● Written instruction: Starting at the first line of the entries below, restate each line exactly until you reach the line with "2.5e4, 8.9e3, 2.2e3]", and print that one too. Leave the pictures out and stop there.

##### Dataset excerpts #####

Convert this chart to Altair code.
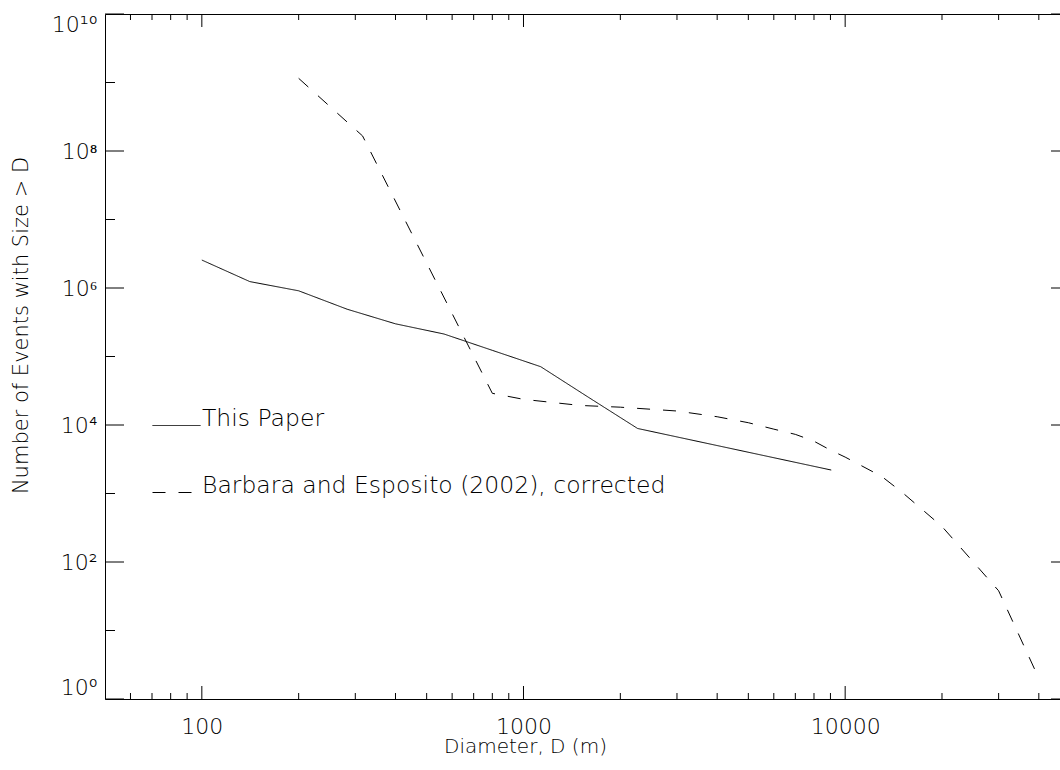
import altair as alt
import pandas as pd

# ---------------- data ----------------
this_x = [100, 141, 200, 283, 400, 566, 800, 1131, 1600, 2263, 9051]
this_y = [2.56e6, 1.24e6, 9.1e5, 4.9e5, 3.0e5, 2.13e5, 1.23e5, 7.1e4, 2.5e4, 8.9e3, 2.2e3]

be_x = [200, 316, 800, 1000, 1500, 2000, 3000, 4000, 5000, 6000, 7000, 8000,
        9000, 10000, 13000, 15000, 20000, 30000, 40000]
be_y = [1.15e9, 1.66e8, 2.9e4, 2.37e4, 1.93e4, 1.82e4, 1.6e4, 1.32e4, 1.08e4,
        8.7e3, 7.3e3, 5.8e3, 4.3e3, 3.4e3, 1.77e3, 1.05e3, 3.3e2, 38, 2.0]

series_names = ["This Paper", "Barbara and Esposito (2002), corrected"]

x_major = [100, 1000, 10000]
x_minor = [60, 70, 80, 90, 200, 300, 400, 500, 600, 700, 800, 900,
           2000, 3000, 4000, 5000, 6000, 7000, 8000, 9000, 20000, 30000, 40000]
y_major = [1, 1e2, 1e4, 1e6, 1e8, 1e10]
y_minor = [1e1, 1e3, 1e5, 1e7, 1e9]
y_labels = ["10\u2070", "10\u00b2", "10\u2074", "10\u2076", "10\u2078", "10\u00b9\u2070"]

x_domain = [50, 50000]
y_domain = [1, 1e10]

# ---------------- layout / style ----------------
W, H = 955, 685        # visible plot area
XR = 965               # full x range (right axis lies just beyond the page)
FONT = "DejaVu Sans"
FW = 200
INK = "#000000"

df = pd.concat([
    pd.DataFrame({"D": this_x, "N": this_y, "series": series_names[0]}),
    pd.DataFrame({"D": be_x, "N": be_y, "series": series_names[1]}),
])

label_expr = " : ".join(
    f"datum.value == {float(v)} ? '{lab}'" for v, lab in zip(y_major, y_labels)
) + " : ''"

xscale = alt.Scale(type="log", domain=x_domain, range=[0, XR], nice=False)
yscale = alt.Scale(type="log", domain=y_domain, nice=False)

xaxis = alt.Axis(values=x_major, format="d", ticks=False, domain=False, grid=False,
                 labelFont=FONT, labelFontWeight=FW, labelFontSize=22, labelColor=INK,
                 labelPadding=17, title="Diameter, D (m)", titleFont=FONT,
                 titleFontWeight=FW, titleFontSize=20, titleColor=INK,
                 titleX=420, titleY=53, titleBaseline="alphabetic", titleAnchor="middle")
yaxis = alt.Axis(values=y_major, labelExpr=label_expr, ticks=False, domain=False, grid=False,
                 labelFont=FONT, labelFontWeight=FW, labelFontSize=22, labelColor=INK,
                 labelPadding=8, labelFlush=True,
                 title="Number of Events with Size > D", titleFont=FONT,
                 titleFontWeight=FW, titleFontSize=21, titleColor=INK,
                 titleX=-84, titleY=311, titleBaseline="middle", titleAlign="center")


def X(field):
    return alt.X(field, type="quantitative", scale=xscale, axis=xaxis)


def Y(field):
    return alt.Y(field, type="quantitative", scale=yscale, axis=yaxis)


lines = alt.Chart(df).mark_line(color=INK, strokeWidth=1).encode(
    x=X("D"),
    y=Y("N"),
    strokeDash=alt.StrokeDash(
        "series:N",
        scale=alt.Scale(domain=series_names, range=[[1, 0], [13, 13]]),
        legend=alt.Legend(title=None, orient="none", legendX=47, legendY=387,
                          symbolType="stroke", symbolSize=2304, symbolStrokeWidth=1,
                          symbolStrokeColor=INK, labelFont=FONT, labelFontWeight=FW,
                          labelFontSize=23.5, labelColor=INK, labelOffset=1,
                          labelBaseline="alphabetic", rowPadding=38, padding=0,
                          labelLimit=0),
    ),
)

xmaj = pd.DataFrame({"v": x_major})
xmin = pd.DataFrame({"v": x_minor})
ymaj = pd.DataFrame({"v": y_major})
ymin = pd.DataFrame({"v": y_minor})

rule = dict(color=INK, strokeWidth=1)
ticks = [
    alt.Chart(xmaj).mark_rule(**rule).encode(x=X("v"), y=alt.value(H), y2=alt.value(H - 13)),
    alt.Chart(xmin).mark_rule(**rule).encode(x=X("v"), y=alt.value(H), y2=alt.value(H - 6)),
    alt.Chart(xmaj).mark_rule(**rule).encode(x=X("v"), y=alt.value(0), y2=alt.value(13)),
    alt.Chart(xmin).mark_rule(**rule).encode(x=X("v"), y=alt.value(0), y2=alt.value(6)),
    alt.Chart(ymaj).mark_rule(**rule).encode(y=Y("v"), x=alt.value(0), x2=alt.value(19)),
    alt.Chart(ymin).mark_rule(**rule).encode(y=Y("v"), x=alt.value(0), x2=alt.value(10)),
    alt.Chart(ymaj).mark_rule(**rule).encode(y=Y("v"), x=alt.value(XR), x2=alt.value(XR - 19)),
    alt.Chart(ymin).mark_rule(**rule).encode(y=Y("v"), x=alt.value(XR), x2=alt.value(XR - 10)),
]

chart = alt.layer(lines, *ticks).properties(
    width=W, height=H,
    autosize=alt.AutoSizeParams(type="none"),
    padding={"left": 105, "top": 14, "right": 0, "bottom": 71},
    background="white",
).configure_view(stroke=INK, strokeWidth=1)

chart.save("out.html", embed_options={"renderer": "svg", "actions": False})
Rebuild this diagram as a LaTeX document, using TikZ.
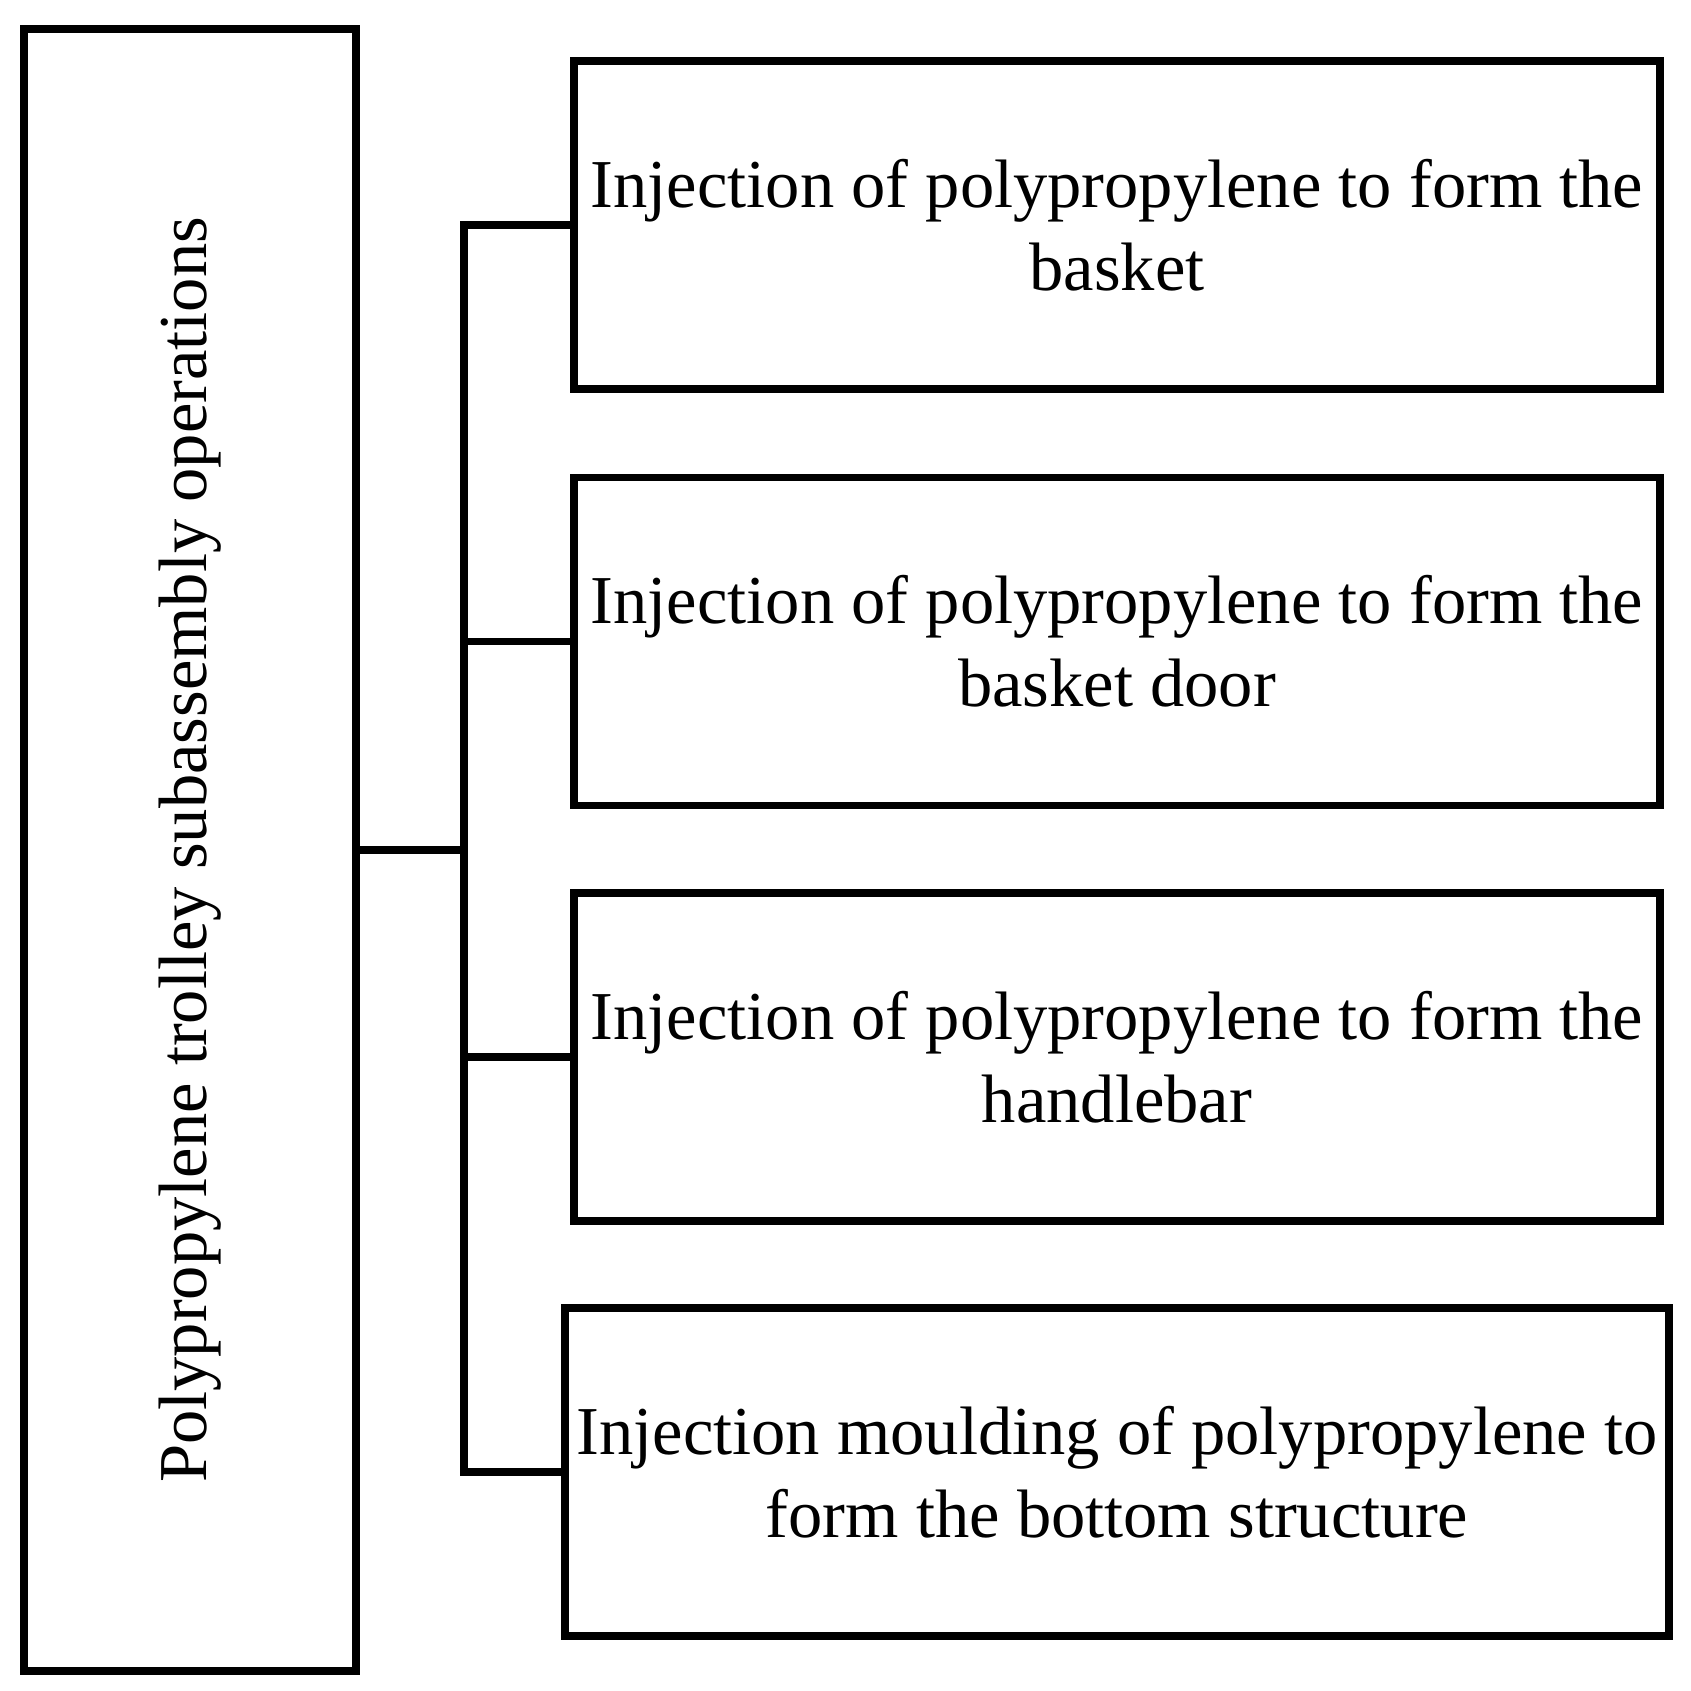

#####

● Result of the task:
Convert this chart to Altair code.
import altair as alt
import pandas as pd

# ---------------- data ----------------
this_x = [100, 141, 200, 283, 400, 566, 800, 1131, 1600, 2263, 9051]
this_y = [2.56e6, 1.24e6, 9.1e5, 4.9e5, 3.0e5, 2.13e5, 1.23e5, 7.1e4, 2.5e4, 8.9e3, 2.2e3]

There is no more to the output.